For more than two centuries, from the French philosophes of the eighteenth century to the great leftist movements of the 1960s and 1970s, public opinion was divided between two opposite ways of thinking about the destiny of humanity. At first, there was the opposition between the republican vision of the state and monarchical despotism. But then it turned into the opposition between the liberal doctrine of the free market on the one hand and the different varieties of socialism and communism on the other.
For liberalism in the classic sense, private property is the key factor in the organization of society at the price of enormous inequalities, to be sure, but, in liberal thought, everything has its price. On the opposite side is the socialist or communist or, indeed, even anarchist path, in the most abstract sense, according to which the end of inequalities must be the fundamental goal of human political activity the end of inequalities, even if it requires a violent revolution.

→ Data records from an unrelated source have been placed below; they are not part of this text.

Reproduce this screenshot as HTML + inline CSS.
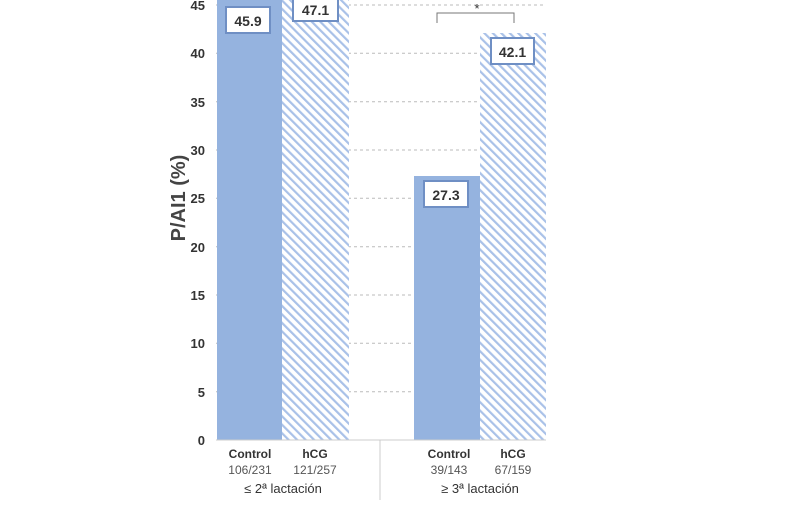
<!DOCTYPE html>
<html><head><style>body{margin:0;background:#fff}</style></head><body>
<svg width="800" height="500" viewBox="0 0 800 500" xmlns="http://www.w3.org/2000/svg" font-family="Liberation Sans, sans-serif">
<defs>
<pattern id="h" width="6" height="6" patternUnits="userSpaceOnUse" patternTransform="rotate(-45)">
<rect width="6" height="6" fill="#fff"/><rect width="2.2" height="6" fill="#a9c1e8"/>
</pattern>
</defs>
<g stroke="#bbb" stroke-dasharray="3,3" stroke-width="1">
<line x1="216" x2="546" y1="391.7" y2="391.7"/><line x1="216" x2="546" y1="343.3" y2="343.3"/>
<line x1="216" x2="546" y1="295" y2="295"/><line x1="216" x2="546" y1="246.7" y2="246.7"/>
<line x1="216" x2="546" y1="198.3" y2="198.3"/><line x1="216" x2="546" y1="150" y2="150"/>
<line x1="216" x2="546" y1="101.7" y2="101.7"/><line x1="216" x2="546" y1="53.3" y2="53.3"/>
<line x1="216" x2="546" y1="5" y2="5"/>
</g>
<rect x="217" y="0" width="65" height="440" fill="#95b3df"/>
<rect x="282" y="0" width="67" height="440" fill="url(#h)"/>
<rect x="414" y="176" width="66" height="264" fill="#95b3df"/>
<rect x="480" y="33" width="66" height="407" fill="url(#h)"/>
<line x1="216" x2="546" y1="440" y2="440" stroke="#ccc"/>
<line x1="380" x2="380" y1="440" y2="500" stroke="#ccc"/>
<g font-size="13" font-weight="bold" fill="#333" text-anchor="end">
<text x="205" y="445">0</text><text x="205" y="397">5</text><text x="205" y="348">10</text>
<text x="205" y="300">15</text><text x="205" y="252">20</text><text x="205" y="203">25</text>
<text x="205" y="155">30</text><text x="205" y="107">35</text><text x="205" y="58">40</text><text x="205" y="10">45</text>
</g>
<text transform="translate(185,198) rotate(-90)" font-size="20" fill="#444" text-anchor="middle" font-weight="bold">P/AI1 (%)</text>
<g stroke="#6f8fc4" stroke-width="2" fill="#fff">
<rect x="226" y="7" width="44" height="26"/><rect x="293" y="-4" width="45" height="25"/>
<rect x="424" y="181" width="44" height="26"/><rect x="491" y="38" width="43" height="26"/>
</g>
<g font-size="14" font-weight="bold" fill="#333" text-anchor="middle">
<text x="248" y="26">45.9</text><text x="315.5" y="15">47.1</text>
<text x="446" y="200">27.3</text><text x="512.5" y="57">42.1</text>
</g>
<path d="M437 23 V13 H514 V23" fill="none" stroke="#777" stroke-width="1"/>
<text x="477" y="13" font-size="13" text-anchor="middle" fill="#333">*</text>
<g text-anchor="middle" fill="#333">
<text x="250" y="458" font-size="12" font-weight="bold">Control</text>
<text x="315" y="458" font-size="12" font-weight="bold">hCG</text>
<text x="250" y="474" font-size="12" fill="#555">106/231</text>
<text x="315" y="474" font-size="12" fill="#555">121/257</text>
<text x="283" y="493" font-size="13">≤ 2ª lactación</text>
<text x="449" y="458" font-size="12" font-weight="bold">Control</text>
<text x="513" y="458" font-size="12" font-weight="bold">hCG</text>
<text x="449" y="474" font-size="12" fill="#555">39/143</text>
<text x="513" y="474" font-size="12" fill="#555">67/159</text>
<text x="480" y="493" font-size="13">≥ 3ª lactación</text>
</g>
</svg>
</body></html>
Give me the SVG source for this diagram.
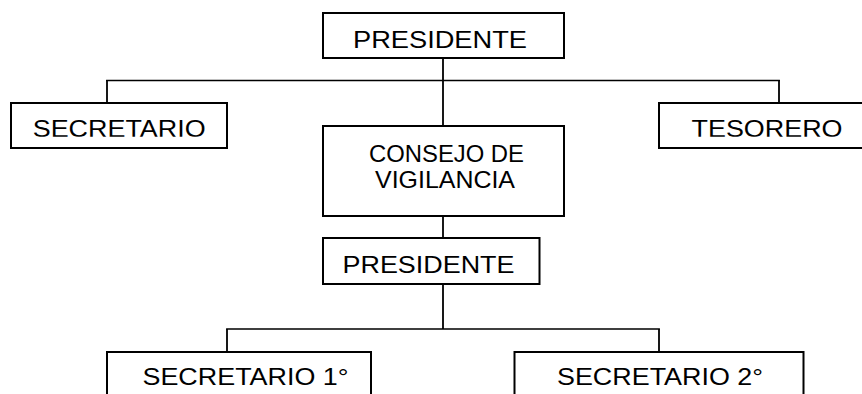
<svg xmlns="http://www.w3.org/2000/svg" width="862" height="394" viewBox="0 0 862 394">
<style>
.box{fill:#fff;stroke:#000;stroke-width:2}
.ln{fill:none;stroke:#000;stroke-width:1.8}
.h{fill:none;stroke:#000;stroke-width:1.5}
text{font-family:"Liberation Sans",Arial,sans-serif;font-size:24px;fill:#000}
</style>
<defs>
<clipPath id="cut"><rect x="0" y="100" width="862" height="36.8"/></clipPath>
</defs>
<rect width="862" height="394" fill="#fff"/>
<g id="connectors">
<path class="h" d="M106.1 80.5H779.9M226.1 329H659.9"/>
<path class="ln" d="M443 58V126M107 103V80M779 103V80"/>
<path class="ln" d="M443 216V238"/>
<path class="ln" d="M443 284V329M227 352V329M659 352V329"/>
</g>
<g id="presidente1">
<rect class="box" x="323" y="13" width="241" height="45"/>
<text x="353" y="48.3" textLength="174" lengthAdjust="spacingAndGlyphs">PRESIDENTE</text>
</g>
<g id="secretario">
<rect class="box" x="11" y="103" width="216" height="45"/>
<text x="32.7" y="137.3" textLength="173" lengthAdjust="spacingAndGlyphs" clip-path="url(#cut)">SECRETARIO</text>
</g>
<g id="tesorero">
<rect class="box" x="659" y="103" width="220" height="45"/>
<text x="691.5" y="137.3" textLength="151" lengthAdjust="spacingAndGlyphs" clip-path="url(#cut)">TESORERO</text>
</g>
<g id="consejo">
<rect class="box" x="323" y="126" width="241" height="90"/>
<text x="369" y="162.3" textLength="155" lengthAdjust="spacingAndGlyphs">CONSEJO DE</text>
<text x="375" y="188.3" textLength="140" lengthAdjust="spacingAndGlyphs">VIGILANCIA</text>
</g>
<g id="presidente2">
<rect class="box" x="323" y="238" width="216.5" height="46"/>
<text x="342.5" y="273.4" textLength="172" lengthAdjust="spacingAndGlyphs">PRESIDENTE</text>
</g>
<g id="secretario1">
<rect class="box" x="107" y="352" width="264" height="60"/>
<text x="142.5" y="385" textLength="206" lengthAdjust="spacingAndGlyphs">SECRETARIO 1°</text>
</g>
<g id="secretario2">
<rect class="box" x="514.5" y="352" width="289" height="60"/>
<text x="557" y="385" textLength="206" lengthAdjust="spacingAndGlyphs">SECRETARIO 2°</text>
</g>
</svg>
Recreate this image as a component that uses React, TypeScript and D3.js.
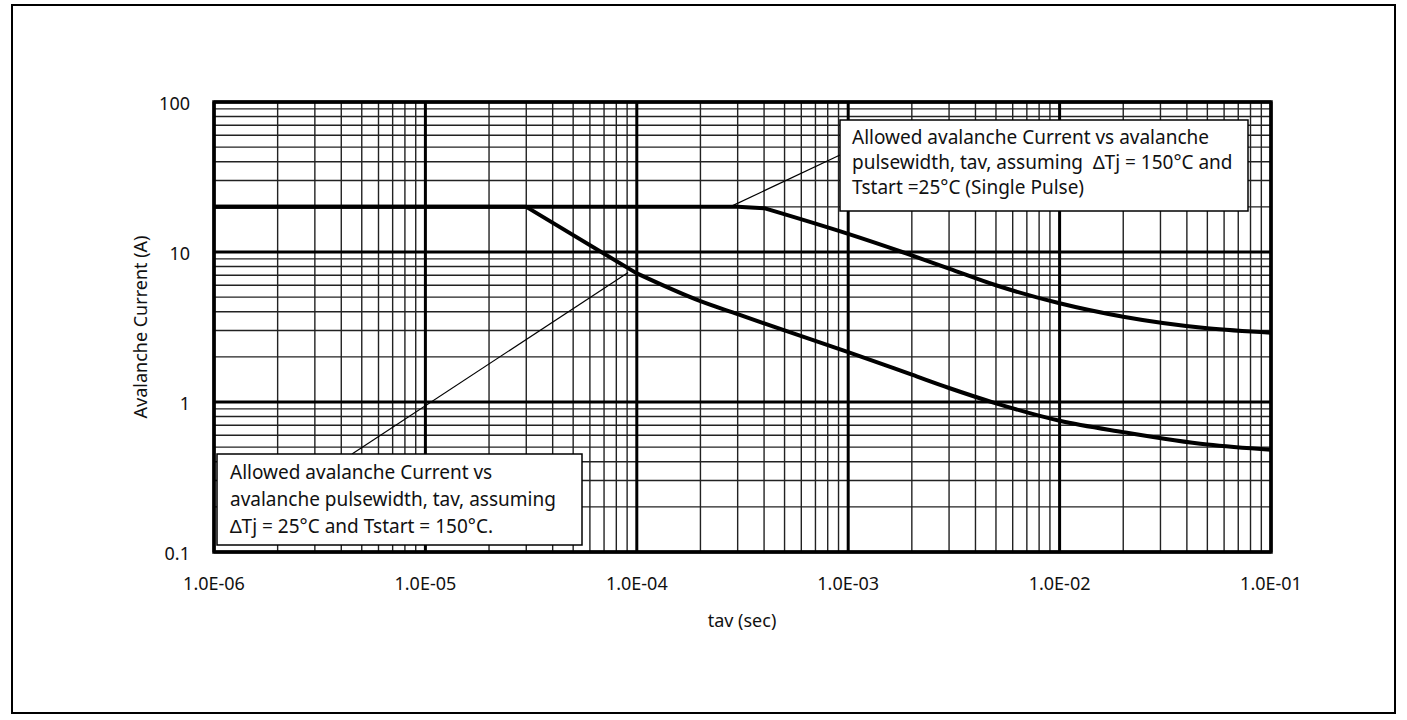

We thus have on one side the supposedly peaceful, legal, constitutional vision of the indefinite continuation of something very old, going back to the Neolithic age, namely the organization of all wealth and of the entire means of production under the legal form of private property, protected by the police and their power, and conceived of as the very heart of social life and of humanity. And, on the other side, we have the conviction, going back to certain aspects of the French Revolution, according to which the continuity of humanitys historical existence, at least since the Neolithic revolution, must allow for a second fundamental break, by rejecting the domination of private property and, consequently, by doing away with inequalities, thanks to a collectivized organization of production and exchange.